En Marzo de 2016 el Tribunal Supremo nos sorprendía con una estrafalaria sentencia en la que se deroga la exclusión del catálogo español de especies exóticas invasoras de varios animales de gran importancia económica, entre ellas, la trucha arcoiris (Oncorhynchus mykiss). Estas especies habían sido excluidas de este catálogo en 2013 por el gobierno español, en función de su utilidad económica, alimentaria o lúdica. No obstante, y ante un recurso interpuesto por varias asociaciones ambientalistas, la corte suprema anula esta exclusión, lo que conlleva “la prohibición genérica de la posesión, el transporte, tráfico y comercio de ejemplares vivos o muertos de estos animales, de sus restos o propágulos, incluyendo el comercio exterior.”
Cuando una decisión que afecta a una especie de tal importancia, que lleva entre nosotros más de cien años, que está presente en la práctica totalidad de los estados europeos, sobre la que existen múltiples aprovechamientos e intereses y para la que se dedican ingentes recursos económicos, públicos y privados, se toma en base al informe pericial de un catedrático de zoología de la universidad española, quedan patentes en todo su esplendor las contradicciones, el aislacionismo, la arbitrariedad y el caos competencial en que se encuentra inmerso el sistema legal español, así como el marco legislativo de la Unión Europea.
En un país con un 20% de paro y un 50% de desempleo juvenil, parecería lógico esperar cierta sensibilidad para con el ordenamiento de un sector de producción que emplea a miles de personas en centenares de explotaciones familiares, resultando en un producto saludable de consumo general con una relación calidad-precio que le permite formar parte de la cesta de la compra de los consumidores más humildes, así como del menú escolar.

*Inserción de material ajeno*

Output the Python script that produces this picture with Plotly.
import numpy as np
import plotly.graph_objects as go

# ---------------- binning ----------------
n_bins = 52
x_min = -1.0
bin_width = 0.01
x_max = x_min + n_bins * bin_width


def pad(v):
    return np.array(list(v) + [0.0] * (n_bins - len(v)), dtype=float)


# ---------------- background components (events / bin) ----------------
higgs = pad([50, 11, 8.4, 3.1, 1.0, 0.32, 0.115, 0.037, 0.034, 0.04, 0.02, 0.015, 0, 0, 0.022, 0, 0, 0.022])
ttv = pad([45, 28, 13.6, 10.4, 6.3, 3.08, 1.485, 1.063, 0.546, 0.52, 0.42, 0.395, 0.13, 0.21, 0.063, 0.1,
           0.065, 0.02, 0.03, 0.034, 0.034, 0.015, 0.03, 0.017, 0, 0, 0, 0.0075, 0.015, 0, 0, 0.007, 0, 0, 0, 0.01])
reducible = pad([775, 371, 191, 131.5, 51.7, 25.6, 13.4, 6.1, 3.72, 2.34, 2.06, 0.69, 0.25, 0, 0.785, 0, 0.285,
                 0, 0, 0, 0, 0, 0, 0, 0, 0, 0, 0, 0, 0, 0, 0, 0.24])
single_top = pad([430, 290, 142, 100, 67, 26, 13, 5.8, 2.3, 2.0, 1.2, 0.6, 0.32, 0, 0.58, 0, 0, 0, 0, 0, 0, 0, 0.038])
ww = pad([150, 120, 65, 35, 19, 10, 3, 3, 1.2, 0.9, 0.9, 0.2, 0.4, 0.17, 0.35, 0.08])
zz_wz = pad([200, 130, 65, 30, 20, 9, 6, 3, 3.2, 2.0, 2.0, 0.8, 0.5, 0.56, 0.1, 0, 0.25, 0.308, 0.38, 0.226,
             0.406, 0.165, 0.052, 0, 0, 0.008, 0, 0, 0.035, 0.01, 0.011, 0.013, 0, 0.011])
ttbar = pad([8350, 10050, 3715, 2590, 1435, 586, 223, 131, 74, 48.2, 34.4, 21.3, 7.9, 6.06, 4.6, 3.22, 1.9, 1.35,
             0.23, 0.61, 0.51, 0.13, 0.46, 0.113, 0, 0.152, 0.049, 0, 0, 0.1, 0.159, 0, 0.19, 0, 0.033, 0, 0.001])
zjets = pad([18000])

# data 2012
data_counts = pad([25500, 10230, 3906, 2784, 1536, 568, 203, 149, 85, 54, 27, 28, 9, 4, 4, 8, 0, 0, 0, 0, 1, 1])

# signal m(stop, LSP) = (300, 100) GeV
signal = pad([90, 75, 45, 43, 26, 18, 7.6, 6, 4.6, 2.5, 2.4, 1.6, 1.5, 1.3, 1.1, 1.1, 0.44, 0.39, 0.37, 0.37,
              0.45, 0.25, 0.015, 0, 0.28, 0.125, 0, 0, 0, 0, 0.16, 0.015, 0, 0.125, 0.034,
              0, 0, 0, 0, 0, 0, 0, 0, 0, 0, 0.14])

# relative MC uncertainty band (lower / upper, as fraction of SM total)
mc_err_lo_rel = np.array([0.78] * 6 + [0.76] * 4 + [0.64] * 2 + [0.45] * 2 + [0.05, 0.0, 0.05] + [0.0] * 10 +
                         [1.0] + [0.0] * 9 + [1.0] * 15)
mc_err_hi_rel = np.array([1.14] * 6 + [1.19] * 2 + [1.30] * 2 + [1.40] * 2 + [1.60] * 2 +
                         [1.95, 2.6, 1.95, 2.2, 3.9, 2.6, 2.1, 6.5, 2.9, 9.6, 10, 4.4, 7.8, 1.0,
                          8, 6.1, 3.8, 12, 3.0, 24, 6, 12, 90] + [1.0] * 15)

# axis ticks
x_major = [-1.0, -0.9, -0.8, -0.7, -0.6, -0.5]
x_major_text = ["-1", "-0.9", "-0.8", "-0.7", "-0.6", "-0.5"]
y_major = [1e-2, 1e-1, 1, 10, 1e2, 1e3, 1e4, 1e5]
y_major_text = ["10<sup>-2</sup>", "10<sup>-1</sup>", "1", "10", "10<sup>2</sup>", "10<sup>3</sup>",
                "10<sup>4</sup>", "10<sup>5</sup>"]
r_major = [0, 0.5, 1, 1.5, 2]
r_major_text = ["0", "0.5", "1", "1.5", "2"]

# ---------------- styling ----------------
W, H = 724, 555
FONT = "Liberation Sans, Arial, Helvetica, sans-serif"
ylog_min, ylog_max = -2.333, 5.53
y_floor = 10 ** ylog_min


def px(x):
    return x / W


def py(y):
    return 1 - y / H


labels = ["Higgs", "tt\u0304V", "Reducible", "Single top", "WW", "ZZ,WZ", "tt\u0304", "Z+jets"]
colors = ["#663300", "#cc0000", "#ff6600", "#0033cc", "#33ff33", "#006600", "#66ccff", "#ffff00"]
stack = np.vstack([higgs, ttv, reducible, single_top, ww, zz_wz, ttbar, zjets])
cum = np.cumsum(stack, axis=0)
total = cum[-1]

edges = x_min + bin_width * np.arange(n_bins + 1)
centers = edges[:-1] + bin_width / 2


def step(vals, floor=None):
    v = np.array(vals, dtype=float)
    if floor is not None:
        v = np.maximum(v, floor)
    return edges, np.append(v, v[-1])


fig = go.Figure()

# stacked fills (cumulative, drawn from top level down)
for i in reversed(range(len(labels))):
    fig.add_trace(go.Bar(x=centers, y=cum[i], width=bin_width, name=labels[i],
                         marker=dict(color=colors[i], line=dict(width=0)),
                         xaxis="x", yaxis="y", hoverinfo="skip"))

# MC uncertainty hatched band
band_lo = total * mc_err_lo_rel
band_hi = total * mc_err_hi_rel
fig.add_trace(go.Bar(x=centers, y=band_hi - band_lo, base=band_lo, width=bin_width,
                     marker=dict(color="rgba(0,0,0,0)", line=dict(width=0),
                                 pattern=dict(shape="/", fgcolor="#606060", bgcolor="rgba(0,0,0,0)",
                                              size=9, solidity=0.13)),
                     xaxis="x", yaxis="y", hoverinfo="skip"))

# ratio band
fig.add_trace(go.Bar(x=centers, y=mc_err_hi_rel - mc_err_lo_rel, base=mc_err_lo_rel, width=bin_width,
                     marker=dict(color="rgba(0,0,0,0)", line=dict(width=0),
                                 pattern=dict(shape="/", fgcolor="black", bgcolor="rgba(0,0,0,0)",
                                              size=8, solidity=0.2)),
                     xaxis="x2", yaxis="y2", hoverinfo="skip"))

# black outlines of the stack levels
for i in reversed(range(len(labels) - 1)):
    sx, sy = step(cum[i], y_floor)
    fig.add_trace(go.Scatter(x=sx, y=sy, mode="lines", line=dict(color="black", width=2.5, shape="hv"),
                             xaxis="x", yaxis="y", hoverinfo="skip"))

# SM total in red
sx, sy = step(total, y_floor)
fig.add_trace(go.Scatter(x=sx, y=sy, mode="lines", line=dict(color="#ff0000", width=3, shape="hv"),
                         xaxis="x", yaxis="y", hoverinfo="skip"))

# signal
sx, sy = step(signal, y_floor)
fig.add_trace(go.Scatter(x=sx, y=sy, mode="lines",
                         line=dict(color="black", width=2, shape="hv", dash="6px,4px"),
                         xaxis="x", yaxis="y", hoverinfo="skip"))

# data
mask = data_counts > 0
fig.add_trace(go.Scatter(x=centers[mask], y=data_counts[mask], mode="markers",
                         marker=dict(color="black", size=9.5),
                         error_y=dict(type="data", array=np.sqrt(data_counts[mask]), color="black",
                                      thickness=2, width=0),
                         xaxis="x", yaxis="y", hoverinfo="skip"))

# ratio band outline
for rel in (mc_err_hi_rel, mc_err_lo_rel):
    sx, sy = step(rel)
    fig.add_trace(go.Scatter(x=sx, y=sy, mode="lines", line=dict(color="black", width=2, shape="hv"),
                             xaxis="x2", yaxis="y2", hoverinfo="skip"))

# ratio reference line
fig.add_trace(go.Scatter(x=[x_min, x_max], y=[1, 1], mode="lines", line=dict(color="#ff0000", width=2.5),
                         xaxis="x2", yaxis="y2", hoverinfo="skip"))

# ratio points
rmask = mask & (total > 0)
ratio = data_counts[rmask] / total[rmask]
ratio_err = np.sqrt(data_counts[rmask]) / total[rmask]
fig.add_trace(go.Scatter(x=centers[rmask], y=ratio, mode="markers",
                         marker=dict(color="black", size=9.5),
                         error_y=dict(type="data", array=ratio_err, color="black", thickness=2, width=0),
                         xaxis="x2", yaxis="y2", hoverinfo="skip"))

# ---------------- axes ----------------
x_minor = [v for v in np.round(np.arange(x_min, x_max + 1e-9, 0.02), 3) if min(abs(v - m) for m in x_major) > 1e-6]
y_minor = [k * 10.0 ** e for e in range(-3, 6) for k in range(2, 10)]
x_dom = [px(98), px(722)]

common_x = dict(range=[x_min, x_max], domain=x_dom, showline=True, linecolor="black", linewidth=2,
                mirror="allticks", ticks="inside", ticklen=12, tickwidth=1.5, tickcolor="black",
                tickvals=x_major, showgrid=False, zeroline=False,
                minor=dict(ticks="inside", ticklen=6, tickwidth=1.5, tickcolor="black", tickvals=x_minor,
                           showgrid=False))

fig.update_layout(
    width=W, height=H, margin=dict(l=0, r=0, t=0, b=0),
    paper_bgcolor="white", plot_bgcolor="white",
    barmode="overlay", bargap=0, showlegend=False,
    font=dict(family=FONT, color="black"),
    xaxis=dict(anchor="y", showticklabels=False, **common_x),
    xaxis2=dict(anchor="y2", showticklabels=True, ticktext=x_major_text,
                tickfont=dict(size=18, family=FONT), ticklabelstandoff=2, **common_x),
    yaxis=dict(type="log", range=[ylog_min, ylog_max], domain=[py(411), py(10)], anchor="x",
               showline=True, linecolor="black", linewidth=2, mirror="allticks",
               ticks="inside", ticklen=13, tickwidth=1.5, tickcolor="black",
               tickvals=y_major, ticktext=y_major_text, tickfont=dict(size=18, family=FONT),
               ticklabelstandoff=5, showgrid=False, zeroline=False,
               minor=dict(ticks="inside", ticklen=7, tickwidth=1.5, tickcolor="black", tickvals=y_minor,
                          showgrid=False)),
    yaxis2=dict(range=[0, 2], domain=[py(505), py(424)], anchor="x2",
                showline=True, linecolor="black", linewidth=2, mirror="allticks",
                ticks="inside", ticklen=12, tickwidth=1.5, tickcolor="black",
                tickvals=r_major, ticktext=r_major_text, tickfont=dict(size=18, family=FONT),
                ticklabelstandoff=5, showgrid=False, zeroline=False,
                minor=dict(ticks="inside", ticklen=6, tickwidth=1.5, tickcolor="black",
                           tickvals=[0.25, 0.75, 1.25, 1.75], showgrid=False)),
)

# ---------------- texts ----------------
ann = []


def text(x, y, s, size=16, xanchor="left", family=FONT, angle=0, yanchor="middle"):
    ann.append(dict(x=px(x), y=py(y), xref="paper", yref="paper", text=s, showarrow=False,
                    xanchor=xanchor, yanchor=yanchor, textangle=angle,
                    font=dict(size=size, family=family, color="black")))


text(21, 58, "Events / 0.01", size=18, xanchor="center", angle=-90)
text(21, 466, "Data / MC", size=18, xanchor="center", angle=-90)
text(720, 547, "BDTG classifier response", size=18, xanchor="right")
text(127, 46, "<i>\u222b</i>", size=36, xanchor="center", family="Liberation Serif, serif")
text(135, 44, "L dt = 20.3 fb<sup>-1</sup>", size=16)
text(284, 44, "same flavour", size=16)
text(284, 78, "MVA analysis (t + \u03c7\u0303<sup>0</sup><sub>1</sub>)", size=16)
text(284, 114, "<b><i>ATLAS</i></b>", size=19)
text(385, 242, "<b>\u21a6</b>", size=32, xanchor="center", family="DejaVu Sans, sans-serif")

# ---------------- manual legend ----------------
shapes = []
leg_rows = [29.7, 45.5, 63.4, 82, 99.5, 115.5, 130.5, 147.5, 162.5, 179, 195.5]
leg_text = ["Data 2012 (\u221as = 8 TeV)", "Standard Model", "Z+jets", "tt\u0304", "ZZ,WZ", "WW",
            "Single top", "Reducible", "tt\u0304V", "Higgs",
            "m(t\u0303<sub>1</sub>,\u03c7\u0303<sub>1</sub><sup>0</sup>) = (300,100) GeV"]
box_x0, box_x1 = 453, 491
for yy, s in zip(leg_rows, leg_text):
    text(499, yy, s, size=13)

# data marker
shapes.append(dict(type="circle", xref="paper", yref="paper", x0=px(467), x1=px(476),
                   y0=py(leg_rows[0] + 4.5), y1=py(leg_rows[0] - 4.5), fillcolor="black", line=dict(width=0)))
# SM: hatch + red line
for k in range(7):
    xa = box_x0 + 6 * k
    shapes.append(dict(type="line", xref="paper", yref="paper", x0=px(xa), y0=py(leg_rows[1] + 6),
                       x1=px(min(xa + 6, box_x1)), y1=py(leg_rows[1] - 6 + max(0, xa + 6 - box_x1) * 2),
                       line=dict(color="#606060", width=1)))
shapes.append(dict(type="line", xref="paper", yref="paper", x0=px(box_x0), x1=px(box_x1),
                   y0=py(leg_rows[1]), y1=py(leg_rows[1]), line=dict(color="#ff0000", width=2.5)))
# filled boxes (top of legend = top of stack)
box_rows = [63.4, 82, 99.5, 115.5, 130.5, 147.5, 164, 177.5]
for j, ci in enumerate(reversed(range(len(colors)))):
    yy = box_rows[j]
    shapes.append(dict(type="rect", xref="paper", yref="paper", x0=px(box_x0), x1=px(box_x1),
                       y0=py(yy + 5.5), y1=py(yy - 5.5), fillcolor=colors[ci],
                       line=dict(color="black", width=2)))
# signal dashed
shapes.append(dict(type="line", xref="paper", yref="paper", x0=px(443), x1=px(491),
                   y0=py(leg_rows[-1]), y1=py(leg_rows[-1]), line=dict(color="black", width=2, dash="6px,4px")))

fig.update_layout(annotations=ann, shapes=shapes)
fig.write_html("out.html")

Esta circunstancia, desafortunadamente, no merece la más mínima consideración de tan doctos ponentes, únicamente preocupados por las “amenazas graves para las especies autóctonas, los hábitats o los ecosistemas, la agronomía o para los recursos económicos asociados al uso del patrimonio natural”. Tampoco se consideran las herramientas genéticas disponibles para el control reproductivo de esta especie, que se han demostrado eficaces hasta el extremo de evitar el establecimiento de poblaciones estables de trucha arcoiris en nuestros ríos, a pesar del largo tiempo transcurrido desde su introducción.
Llegados a este punto, tal vez fuera bueno que el Tribunal Supremo español dictaminara la inclusión o no del Homo sapiens en el catálogo susodicho, asunto central de estas disquisiciones en las que se priman los derechos animales sobre los derechos humanos, entre los que se encuentra, indudablemente, el derecho a alimentarse. Y aún así, del estatalismo europeo, centrado en la superproducción de leyes y reglamentos que prevalecen sobre las necesidades de las personas, sorprende cómo individuos presumiblemente inteligentes solicitan obediencia a una ley que el lunes dice una cosa, para afirmar el martes exactamente lo contrario. A los que no gozamos del privilegio de alimentarnos a partir de los presupuestos generales del estado, sólo nos queda trabajar, pagar nuestros impuestos y protestar estos despropósitos, de los que se deduce que España, aunque nos pese, sigue siendo diferente.